William Nellis

Born in Santa Rita, New Mexico, in 1916, William H. Nellis moved to the town of Searchlight as a child. His father was a miner, and his grandmother ran a boarding house. He moved to Las Vegas as a teenager, attending Las Vegas High School. Later he went to work for the railroad, as many local boys did in the years before World War II.

Before the railroad, Nellis worked at a service station for Berkeley Bunker. Bunker, a long time southern Nevada businessman, served in the Nevada assembly until Governor E.P. Carville appointed him to succeed Key Pittman in the U.S. Senate. He later served in the House of Representatives.

When World War II began, Nellis was married with two children. Even so, he knew he could not remain uninvolved. After seeing a newsreel about the Army Air Corps, he decided to enlist.

Older than most enlistees, Nellis asked his former boss Bunker for support. Bunker wrote to the Air Corps in support of Nellis's application. Nellis was accepted and went on to become a fighter pilot, flying the P-47 Thunderbolt, or Jug, as many pilots knew it.

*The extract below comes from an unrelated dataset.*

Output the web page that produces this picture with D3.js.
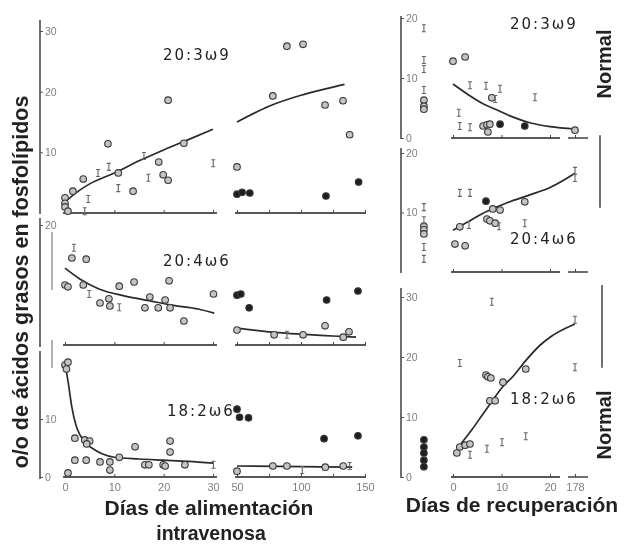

Nellis served in the Ninth Air Force, based initially in England, but moved to the mainland after D-Day. He flew sixty-nine missions over Europe and was shot down twice, surviving each crash and making his way back to Allied lines. He continued to volunteer to fly, doing what he saw as his duty for the great cause.

Nellis's last flight came on December 27, 1944, just before weather made further flying impossible. During the Battle of the Bulge, Lieutenant Nellis was killed in action over Bastogne. He was flying with the 513th Fighter Squadron, 406 Fighter Group.

His sacrifice made him a local hero. Soon after the Las Vegas Air Force Base reopened in 1949, the Air Force began looking for a name for the new base. Las Vegas High School faculty and students felt that honoring a hero from southern Nevada was appropriate. They circulated petitions and wrote letters. On May 20, 1950, the base was named in honor of Lieutenant William H. Nellis. His name is appropriately carried today on the Air Force base that is "the home of the fighter pilot."